Mike: I didn’t have no real training or anything when I started. I was just a big strong guy out of the service. I just needed to make a few bucks so I said “yes” to pretty much any fight. Then in 1976, I beat Jody Ballard. He was pretty highly thought of at the time. It was a big win for me. I lost a couple close decisions after that but a few people had started to take notice of me. I got a new team in 1978 headed up by Don Manuel. That’s really when everything started to change for me.
Me: Did you ever think about a comeback? It’s all the rage now.
Mike: Hell no! Once I was done, I was done.
Me: What do you think of the Heavyweight division these days?
Mike: I mean, it’s okay. I like Wilder. But I wouldn’t say the division is great.
Me: Give me your top-5 heavyweight champions of all time?
Mike: I only rate 4 because they are so much better than everyone else.
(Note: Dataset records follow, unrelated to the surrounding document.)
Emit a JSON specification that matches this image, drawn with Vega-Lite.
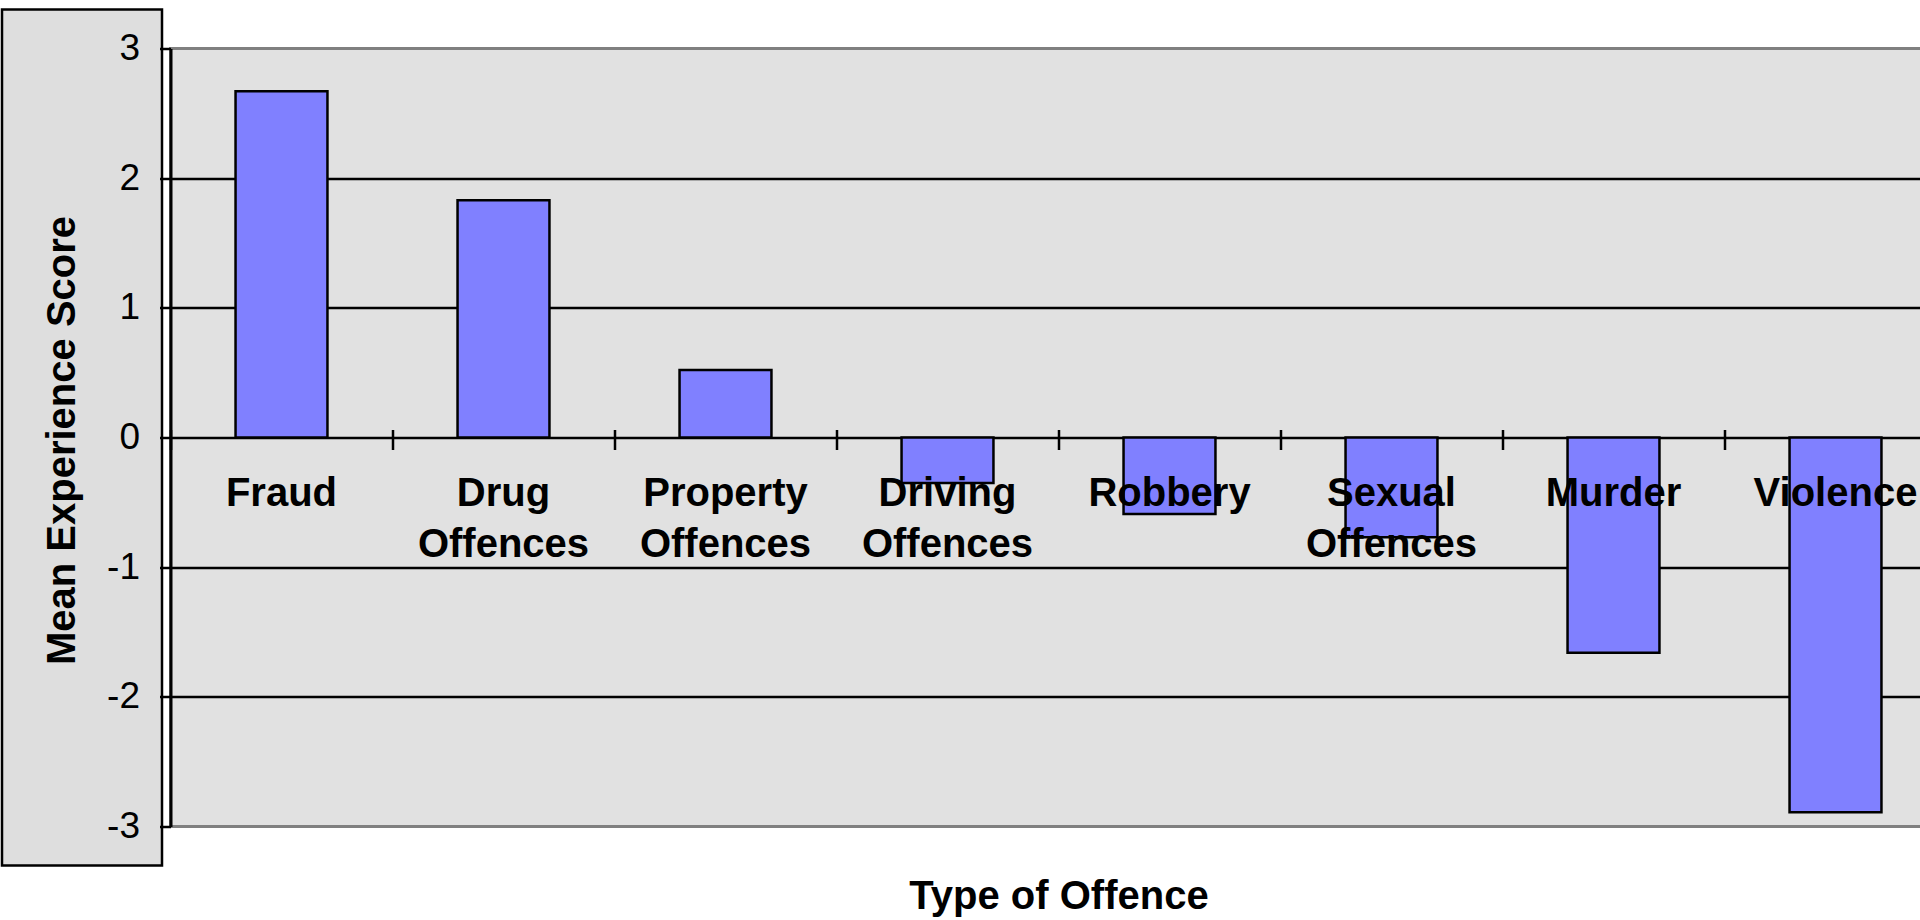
{
  "$schema": "https://vega.github.io/schema/vega-lite/v6.json",
  "padding": {"left": 0, "top": 7.5, "right": 0, "bottom": 0},
  "background": "white",
  "spacing": 8.5,
  "bounds": "flush",
  "center": true,
  "config": {"font": "Liberation Sans", "view": {"stroke": null}},
  "hconcat": [
    {
      "width": 160,
      "height": 856,
      "view": {"fill": "#dedede", "stroke": "black", "strokeWidth": 2.5},
      "data": {"values": [{"title": "Mean Experience Score"}]},
      "mark": {"type": "text", "angle": 270, "font": "Liberation Sans", "fontSize": 40, "fontWeight": "bold", "color": "black", "dy": -19, "dx": -3},
      "encoding": {"text": {"field": "title", "type": "nominal"}}
    },
    {
      "width": 1776,
      "height": 778,
      "view": {"fill": "#e1e1e1", "stroke": "#808080", "strokeWidth": 3},
      "data": {
        "values": [
          {"offence": "Fraud", "score": 2.67},
          {"offence": "Drug Offences", "score": 1.83},
          {"offence": "Property Offences", "score": 0.52},
          {"offence": "Driving Offences", "score": -0.35},
          {"offence": "Robbery", "score": -0.59},
          {"offence": "Sexual Offences", "score": -0.77},
          {"offence": "Murder", "score": -1.66},
          {"offence": "Violence", "score": -2.89}
        ]
      },
      "mark": {"type": "bar", "fill": "#8080ff", "stroke": "black", "strokeWidth": 2.5, "width": {"band": 0.414}},
      "encoding": {
        "x": {
          "field": "offence",
          "type": "nominal",
          "sort": null,
          "scale": {"paddingInner": 0, "paddingOuter": 0},
          "axis": {
            "title": "Type of Offence",
            "orient": "bottom",
            "offset": -397,
            "domain": false,
            "ticks": true,
            "tickSize": 20,
            "tickColor": "black",
            "tickWidth": 2.5,
            "bandPosition": 0,
            "labelExpr": "split(datum.label, ' ')",
            "labelFont": "Liberation Sans",
            "labelFontSize": 40,
            "labelFontWeight": "bold",
            "labelColor": "black",
            "labelPadding": 24,
            "labelLineHeight": 51,
            "labelAngle": 0,
            "labelBaseline": "top",
            "labelAlign": "center",
            "labelOverlap": false,
            "labelLimit": 0,
            "zindex": 1,
            "titleFont": "Liberation Sans",
            "titleFontSize": 40,
            "titleFontWeight": "bold",
            "titleColor": "black",
            "titleBaseline": "alphabetic",
            "titleY": 479
          }
        },
        "y": {
          "field": "score",
          "type": "quantitative",
          "scale": {"domain": [-3, 3], "nice": false},
          "axis": {
            "title": null,
            "values": [-3, -2, -1, 0, 1, 2, 3],
            "labelExpr": "'' + datum.value",
            "grid": true,
            "gridColor": "black",
            "gridWidth": 2.5,
            "gridOpacity": {"condition": {"test": "abs(datum.value) >= 3", "value": 0}, "value": 1},
            "domainColor": "black",
            "domainWidth": 3,
            "tickColor": "black",
            "tickSize": 11,
            "tickWidth": 2.5,
            "labelFont": "Liberation Sans",
            "labelFontSize": 37,
            "labelColor": "black",
            "labelPadding": 20,
            "zindex": 0
          }
        }
      }
    }
  ]
}
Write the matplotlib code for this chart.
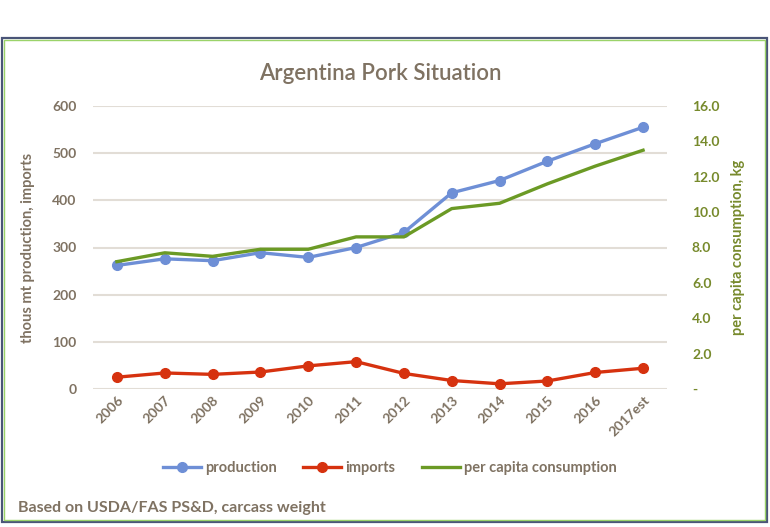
import matplotlib
matplotlib.use('Agg')
import matplotlib.pyplot as plt
from matplotlib.patches import Rectangle
from matplotlib.ticker import FuncFormatter, MultipleLocator

plt.rcParams['font.family'] = ['Lato', 'DejaVu Sans']

# data
years = ['2006', '2007', '2008', '2009', '2010', '2011',
         '2012', '2013', '2014', '2015', '2016', '2017est']
production = [262, 276, 272, 289, 279, 300, 332, 416, 442, 483, 520, 555]
imports = [25, 34, 31, 36, 49, 58, 33, 18, 11, 17, 35, 44]
per_capita = [7.2, 7.7, 7.5, 7.9, 7.9, 8.6, 8.6, 10.2, 10.5, 11.6, 12.6, 13.5]

txt_col = '#7f7262'
green_txt = '#778a2c'
c_prod = '#6e8fd6'
c_imp = '#d6320f'
c_pc = '#6b9a25'

fig = plt.figure(figsize=(7.7, 5.27), dpi=100)

# outer frame
W, H = 770, 527
fig.patches.append(Rectangle((2 / W, 1 - 522 / H), 765 / W, 484 / H,
                             transform=fig.transFigure, fill=False,
                             edgecolor='#4a5578', lw=1.6))
fig.patches.append(Rectangle((4 / W, 1 - 520 / H), 761 / W, 480 / H,
                             transform=fig.transFigure, fill=False,
                             edgecolor='#9bd36a', lw=1.0))

ax = fig.add_axes([93 / W, 1 - 389 / H, 574 / W, 283 / H])
x = range(len(years))

ax.plot(x, production, color=c_prod, lw=2.4, marker='o', ms=7, label='production', zorder=3)
ax.plot(x, imports, color=c_imp, lw=2.4, marker='o', ms=7, label='imports', zorder=3)
ax.set_ylim(0, 600)
ax.set_xlim(-0.5, 11.5)
ax.yaxis.set_major_locator(MultipleLocator(100))
ax.grid(axis='y', color='#e2ddd6', lw=1.5)
ax.set_axisbelow(True)
for s in ax.spines.values():
    s.set_visible(False)
ax.tick_params(length=0, colors=txt_col, labelsize=10)
ax.tick_params(axis='y', pad=12)
ax.set_xticks(list(x))
ax.set_xticklabels(years, rotation=45, ha='right', rotation_mode='anchor',
                   fontweight='bold', color=txt_col)
for lb in ax.get_yticklabels():
    lb.set_fontweight('bold')
ax.set_ylabel('thous mt production, imports', color=txt_col, fontsize=10.5,
              fontweight='bold', labelpad=12)

ax2 = ax.twinx()
ax2.plot(x, per_capita, color=c_pc, lw=2.4, label='per capita consumption', zorder=3)
ax2.set_ylim(0, 16)
ax2.yaxis.set_major_locator(MultipleLocator(2))
ax2.yaxis.set_major_formatter(FuncFormatter(lambda v, p: '-' if v == 0 else f'{v:.1f}'))
for s in ax2.spines.values():
    s.set_visible(False)
ax2.tick_params(length=0, colors=green_txt, labelsize=10, pad=18)
for lb in ax2.get_yticklabels():
    lb.set_fontweight('bold')
ax2.set_ylabel('per capita consumption, kg', color=green_txt, fontsize=10.5,
               fontweight='bold', labelpad=8)

ax.set_title('Argentina Pork Situation', color=txt_col, fontsize=16,
             fontweight='semibold', pad=19)

h1, l1 = ax.get_legend_handles_labels()
h2, l2 = ax2.get_legend_handles_labels()
fig.legend(h1 + h2, l1 + l2, loc='center', bbox_to_anchor=(390 / W, 1 - 468 / H),
           ncol=3, frameon=False, prop={'size': 10.5, 'weight': 'bold'},
           labelcolor=txt_col, handlelength=2.6, columnspacing=1.8,
           handletextpad=0.3)

fig.text(18 / W, 1 - 508 / H, 'Based on USDA/FAS PS&D, carcass weight',
         color=txt_col, fontsize=11.5, fontweight='bold', va='center')

fig.savefig('out.png', dpi=100)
Ali, Louis, Marciano, and Holmes.
Me: What have you done since retiring from the ring? What are you up to these days?
Mike: Happy to say I’m doing nothing. (He laughs here). I’m 69-years-old and enjoying my retirement. Still work out two or three days a week. Like spending time with my family and friends and old boxers.
Me: I know you play the piano a little. How did that come about? Do you still play?
Mike: (laughing)…Yeah man. How’d you know about that? I still play. Been at it hard for three years or so now. Messed around with it a bit when I was a kid but more serious about it now.
Me: Any message for your fans before we close?
Mike: I just want to say that I feel blessed to have them. I want them to know I’m doing ok. My health is good and I’m happy. I also want to wish them blessings and ask everyone to stay safe.
With that, the interview ends. Mike Weaver is somewhat atypical of most retired boxers. He’s really a bit of a Renaissance man. His sense of humour is razorsharp. His sense of humanity is keen. He’s much more than a retired boxer. He has a deep appreciation for his life and his blessings. Mike Weaver delights in surprising you. He’s the life of the party. He’s the conscience of his circle – the consumate ‘Dad’. Mike Weaver, Esquire.